Zionism’s early years were far from spectacular, their movement being viewed as deranged fantasies at best and astoundingly wicked at worst. However, after years of battling for state sovereignty, Ben-Gurion and others experienced a propaganda windfall in the wake of the Holocaust. Here was incontrovertible proof that only a homeland could prevent Jewish annihilation. Ever since, genocide has been utilized by the Israeli government to justify any and all actions. The Israeli public is gorged on a diet of fear and militarism, reminded daily of the massacre that supposedly waits at the gates of “Fortress Israel”. If Israel was to cease as a ‘Jewish democracy, so the logic goes, that we’ll be the end of the Jewish people. Israeli apologist Frederick Krantz, writing in The Guardian, echoed that sentiment, stating,

“Behind the one-state solution lurks something truly monstrous. If Israel as a Jewish state is the centre of the Jewish people, the legatee of the Holocaust, then what we are facing here is not only the liquidation of a state but, functionally, the destruction of a people.”
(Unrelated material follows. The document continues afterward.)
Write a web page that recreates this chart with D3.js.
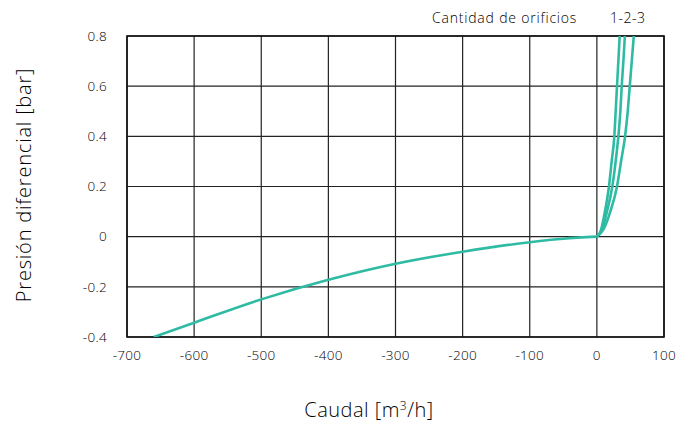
<!DOCTYPE html>
<html lang="es">
<head>
<meta charset="utf-8">
<title>Presión diferencial vs caudal</title>
<script src="https://d3js.org/d3.v7.min.js"></script>
<style>
  body { margin: 0; background: #fff; }
  text { font-family: "Open Sans", Lato, sans-serif; font-weight: 300; fill: #000; }
</style>
</head>
<body>
<div id="vis"></div>
<script>
// valores
var xTicks = [-700, -600, -500, -400, -300, -200, -100, 0, 100];
var yTicks = [-0.4, -0.2, 0, 0.2, 0.4, 0.6, 0.8];
var yTickLabels = ["-0.4", "-0.2", "0", "0.2", "0.4", "0.6", "0.8"];

var inversa = [[-660, -0.4], [-600, -0.343], [-500, -0.25], [-400, -0.172], [-300, -0.108],
  [-200, -0.06], [-100, -0.022], [-50, -0.008], [0, 0]];
var orificio1 = [[0, 0], [6, 0.025], [12, 0.1], [18, 0.2], [22, 0.3], [26, 0.4], [28, 0.5],
  [30, 0.6], [32, 0.7], [34, 0.8], [36, 0.9]];
var orificio2 = [[0, 0], [8, 0.03], [15, 0.1], [23, 0.2], [28, 0.3], [32, 0.4], [35, 0.5],
  [37, 0.6], [39.5, 0.7], [41.7, 0.8], [44, 0.9]];
var orificio3 = [[0, 0], [10, 0.03], [20, 0.1], [30, 0.2], [36, 0.3], [42, 0.4], [46, 0.5],
  [49, 0.6], [52, 0.7], [55, 0.8], [58, 0.9]];

var W = 679, H = 426;
var margin = { top: 36, right: 15, bottom: 89, left: 127 };

var svg = d3.select("#vis").append("svg").attr("width", W).attr("height", H);
var g = svg.append("g").attr("transform", "translate(" + margin.left + "," + margin.top + ")");

var x = d3.scaleLinear().domain([-700, 100]).range([0, 537]);
var y = d3.scaleLinear().domain([-0.4, 0.8]).range([301, 0]);

svg.append("defs").append("clipPath").attr("id", "clip")
  .append("rect").attr("width", 537).attr("height", 301);

// rejilla
g.selectAll(".gx").data(xTicks).enter().append("line")
  .attr("x1", d => x(d)).attr("x2", d => x(d)).attr("y1", 0).attr("y2", 301)
  .attr("stroke", "#222").attr("stroke-width", 1.2);
g.selectAll(".gy").data(yTicks).enter().append("line")
  .attr("y1", d => y(d)).attr("y2", d => y(d)).attr("x1", 0).attr("x2", 537)
  .attr("stroke", "#222").attr("stroke-width", 1.2);
g.append("rect").attr("width", 537).attr("height", 301)
  .attr("fill", "none").attr("stroke", "#111").attr("stroke-width", 1.6);

// etiquetas
g.selectAll(".tx").data(xTicks).enter().append("text")
  .attr("x", d => x(d)).attr("y", 324).attr("text-anchor", "middle")
  .attr("font-size", 13.5).attr("letter-spacing", 0.3).text(d => d);
g.selectAll(".ty").data(yTicks).enter().append("text")
  .attr("x", -20).attr("y", d => y(d)).attr("dy", "0.35em").attr("text-anchor", "end")
  .attr("font-size", 13.5).attr("letter-spacing", 0.3).text((d, i) => yTickLabels[i]);

// curvas
var linea = d3.line().x(d => x(d[0])).y(d => y(d[1])).curve(d3.curveMonotoneX);
var curvas = g.append("g").attr("clip-path", "url(#clip)");
[inversa, orificio1, orificio2, orificio3].forEach(function (serie) {
  curvas.append("path").datum(serie).attr("d", linea)
    .attr("fill", "none").attr("stroke", "#2fbba3").attr("stroke-width", 2.6);
});

// títulos
svg.append("text").attr("x", 369).attr("y", 417).attr("text-anchor", "middle")
  .attr("font-size", 20).attr("letter-spacing", 0.5)
  .html('Caudal [m<tspan dy="-7" font-size="12">3</tspan><tspan dy="7">/h]</tspan>');
svg.append("text").attr("transform", "translate(31,185) rotate(-90)")
  .attr("text-anchor", "middle").attr("font-size", 20).attr("letter-spacing", 0.8)
  .text("Presión diferencial [bar]");
svg.append("text").attr("x", 432).attr("y", 23).attr("font-size", 14).attr("letter-spacing", 0.8)
  .text("Cantidad de orificios");
svg.append("text").attr("x", 610).attr("y", 23).attr("font-size", 14).attr("letter-spacing", 0.5)
  .text("1-2-3");
</script>
</body>
</html>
Gloomy vaticination aside, Mr. Krantz is a classic example of the “iron wall” mentality that Vladimir Jaobtinsky epitomized. Only through a consistent propping up of the Zionist dream can we save ourselves, G-d forbid. All else equals extinction.

All this and more came together to create a civil replacement theology pulsating with fear of unseen massacres. Israelis have been conditioned to believe that any minute could be their last, compelling them to act accordingly. A man who imagines himself backed into a corner will often resort to violence. Israeli citizens envision themselves as citizens of an embattled nation wreathed in a consuming fire.

The saddest part is, their government robbed them of existential meaning and set the match.

Though a minority, Anti-Zionist Jews number in the hundreds of thousands. Zionism could possibly be the majority opinion amongst Jews worldwide, which is debatable, but what sort of majority is it? A majority coerced to worship Zionism out of existential fear rather than by free choice.